Bien que les deux factions aient leurs racines dans l’extrémisme islamique, les talibans et les adeptes de l’État islamique ont toujours été sur une trajectoire de collision. Principalement pour des raisons idéologiques. Les nouveaux maîtres de Kaboul ont pour objectif la formation d’un émirat afghan, alors que l’Etat islamique a toujours plaidé pour un califat international sur le modèle de ce qu’il avait réussi à réaliser entre la Syrie et l’Irak il y a quelques années. Ensuite, il existe un autre aspect. Au sein des cellules de l’État islamique afghan se trouvent de nombreux combattants étrangers. Pour les héritiers du mollah Omar, les groupes EI présents sur leur propre territoire sont donc considérés comme des envahisseurs. Dans plusieurs districts d’Afghanistan entre les deux parties, la guerre était ouverte jusqu’à il y a quelques années, particulièrement dans les zones proches de Jalalabad, dans les campagnes proches de la frontière pakistanaise. Ici, les talibans ont combattu l’EI entre 2015 et 2016, tuant plusieurs dirigeants locaux de la faction adverse. Tout cela, sans trop de mystère, avec l’approbation des Américains avant même le début formel des pourparlers entre les Etats-Unis et les étudiants coraniques qui ont eu lieu en 2018.

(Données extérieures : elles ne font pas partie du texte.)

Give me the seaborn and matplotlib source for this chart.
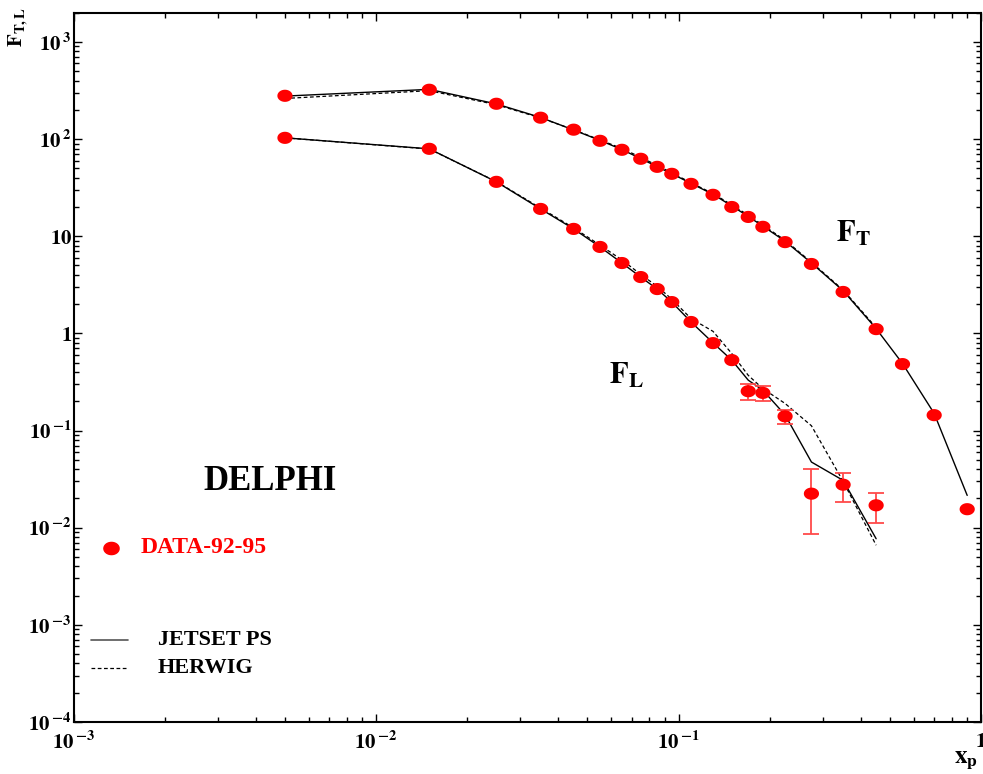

L’EI a donc un compte ouvert avec les nouveaux maîtres de l’Afghanistan, ajoute Mauro Indelicato. Et maintenant que ces derniers sont au pouvoir, l’objectif djihadiste est de les mettre en difficulté. L’attaque de l’aéroport de Kaboul représenterait un coup dur pour les nouveaux dirigeants afghans. Tout d’abord, il s’agirait d’une atteinte importante à leur image, tant au niveau local qu’à l’international. Sur le plan local, les talibans ne seraient pas en mesure d’assurer la sécurité tant souhaitée (et promise). En revanche, les étudiants coraniques à l’étranger seraient accusés de n’avoir rien fait pour assurer la sécurité de ceux qui fuient Kaboul. Sur le plan politique, une attaque contre l’aéroport de la capitale pourrait faire office de détonateur dans les relations entre les États-Unis et les talibans. Washington se sentirait autorisé à sortir du périmètre aéroportuaire et à étendre son champ d’action actuel à certains points clés de la ville. L’objectif ultime serait d’achever l’évacuation des citoyens en difficulté.

L’EI en Afghanistan

Le pays asiatique est connu pour avoir accueilli des bases d’Al-Qaïda dans les années 1990 et 2000. Le centre de gravité du terrorisme international s’est ensuite déplacé entre l’Irak et la Syrie, notamment après la naissance du califat islamique proclamé par Abou Bakr Al-Baghdadi en 2014. L’EI y avait ses bases, et le territoire afghan n’a donc été convoité par les miliciens de l’Etat islamique que dans un second temps. Beaucoup d’entre eux ne sont pas Afghans. Au contraire, ce sont des combattants irakiens, syriens ou maghrébins qui ont déjà combattu au sein du califat. Des combattants étrangers se sont ensuite installés dans les montagnes autrefois habitées par les disciples d’Oussama Ben Laden. La présence des talibans a empêché l’EI de s’enraciner profondément en Afghanistan. Mais le mouvement djihadiste est tout aussi très dangereux. Selon des sources sécuritaires américaines, entre 600 et 800 miliciens opèrent et beaucoup d’entre eux sont concentrés dans la zone située autour de Jalalabad.

Une zone dangereuse car proche de la frontière avec le Pakistan, d’où peuvent passer des armes et des munitions. Le danger de l’EI en Afghanistan est attesté par les récentes attaques terroristes sanglantes. Les drapeaux noirs du califat ont revendiqué le 8 mai dernier l’attentat contre l’école des filles de Kaboul, un épisode au cours duquel 55 victimes ont été dénombrées, dont de nombreuses jeunes étudiantes. Des écoles et des établissements de formation ont été pris pour cible à d’autres occasions, comme en novembre, toujours dans la capitale afghane, où une explosion à l’université a tué 20 étudiants. L’Etat islamique est donc très actif et constitue actuellement une menace sérieuse. Tant pour les civils afghans que pour l’équilibre politique que les talibans voudraient mettre en place.